-------- Data provided --------
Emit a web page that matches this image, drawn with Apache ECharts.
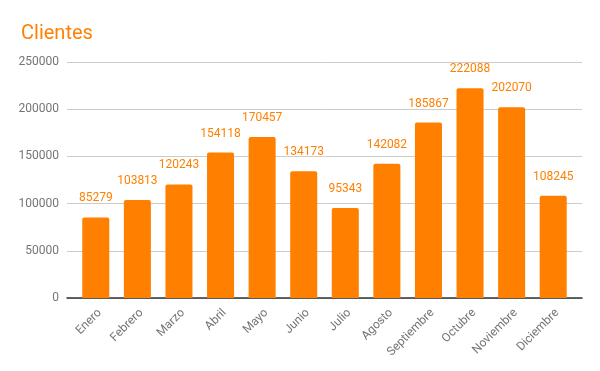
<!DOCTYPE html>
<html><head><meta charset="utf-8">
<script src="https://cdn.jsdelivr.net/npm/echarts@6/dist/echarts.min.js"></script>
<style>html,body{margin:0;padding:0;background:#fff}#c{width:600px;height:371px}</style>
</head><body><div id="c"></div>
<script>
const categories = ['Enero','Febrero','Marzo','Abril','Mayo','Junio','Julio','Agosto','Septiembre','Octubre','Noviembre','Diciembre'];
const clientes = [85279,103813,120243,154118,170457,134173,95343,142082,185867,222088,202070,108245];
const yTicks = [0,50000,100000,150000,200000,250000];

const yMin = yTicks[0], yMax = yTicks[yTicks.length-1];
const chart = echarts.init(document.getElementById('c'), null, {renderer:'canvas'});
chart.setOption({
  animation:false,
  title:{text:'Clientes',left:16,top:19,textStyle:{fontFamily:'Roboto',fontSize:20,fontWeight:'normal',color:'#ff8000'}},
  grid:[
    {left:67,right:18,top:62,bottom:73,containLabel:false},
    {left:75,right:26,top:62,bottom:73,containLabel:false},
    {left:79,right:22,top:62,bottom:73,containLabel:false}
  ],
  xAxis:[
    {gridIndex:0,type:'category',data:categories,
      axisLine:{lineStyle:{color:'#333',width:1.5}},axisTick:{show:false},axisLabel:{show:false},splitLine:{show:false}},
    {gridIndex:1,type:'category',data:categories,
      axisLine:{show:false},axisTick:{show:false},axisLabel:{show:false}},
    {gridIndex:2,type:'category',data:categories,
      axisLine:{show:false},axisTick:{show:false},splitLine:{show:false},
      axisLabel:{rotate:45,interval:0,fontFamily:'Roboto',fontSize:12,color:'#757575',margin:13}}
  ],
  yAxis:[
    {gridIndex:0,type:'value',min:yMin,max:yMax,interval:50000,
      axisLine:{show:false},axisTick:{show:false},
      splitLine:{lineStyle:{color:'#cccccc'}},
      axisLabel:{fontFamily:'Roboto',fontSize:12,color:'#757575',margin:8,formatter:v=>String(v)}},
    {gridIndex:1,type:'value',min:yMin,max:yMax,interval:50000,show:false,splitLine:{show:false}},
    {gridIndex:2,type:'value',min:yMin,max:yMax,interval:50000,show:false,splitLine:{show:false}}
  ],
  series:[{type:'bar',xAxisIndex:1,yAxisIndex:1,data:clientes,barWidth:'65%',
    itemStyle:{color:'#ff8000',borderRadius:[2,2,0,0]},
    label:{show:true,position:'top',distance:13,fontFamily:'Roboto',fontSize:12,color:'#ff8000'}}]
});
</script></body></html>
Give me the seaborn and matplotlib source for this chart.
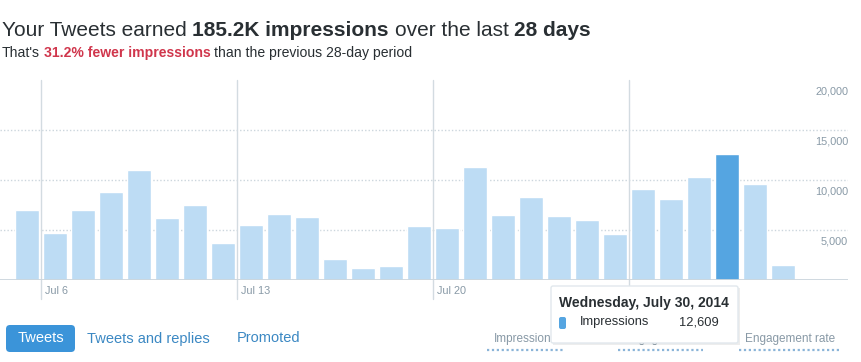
--------
### [Instructions to follow]
Omitting all pictures, restate exactly the lines of the material from its start through the line that contains "const yTicks = [0,50000,100000,150000,200000,250000];".

### [Written answer]
Emit a web page that matches this image, drawn with Apache ECharts.
<!DOCTYPE html>
<html><head><meta charset="utf-8">
<script src="https://cdn.jsdelivr.net/npm/echarts@6/dist/echarts.min.js"></script>
<style>html,body{margin:0;padding:0;background:#fff}#c{width:600px;height:371px}</style>
</head><body><div id="c"></div>
<script>
const categories = ['Enero','Febrero','Marzo','Abril','Mayo','Junio','Julio','Agosto','Septiembre','Octubre','Noviembre','Diciembre'];
const clientes = [85279,103813,120243,154118,170457,134173,95343,142082,185867,222088,202070,108245];
const yTicks = [0,50000,100000,150000,200000,250000];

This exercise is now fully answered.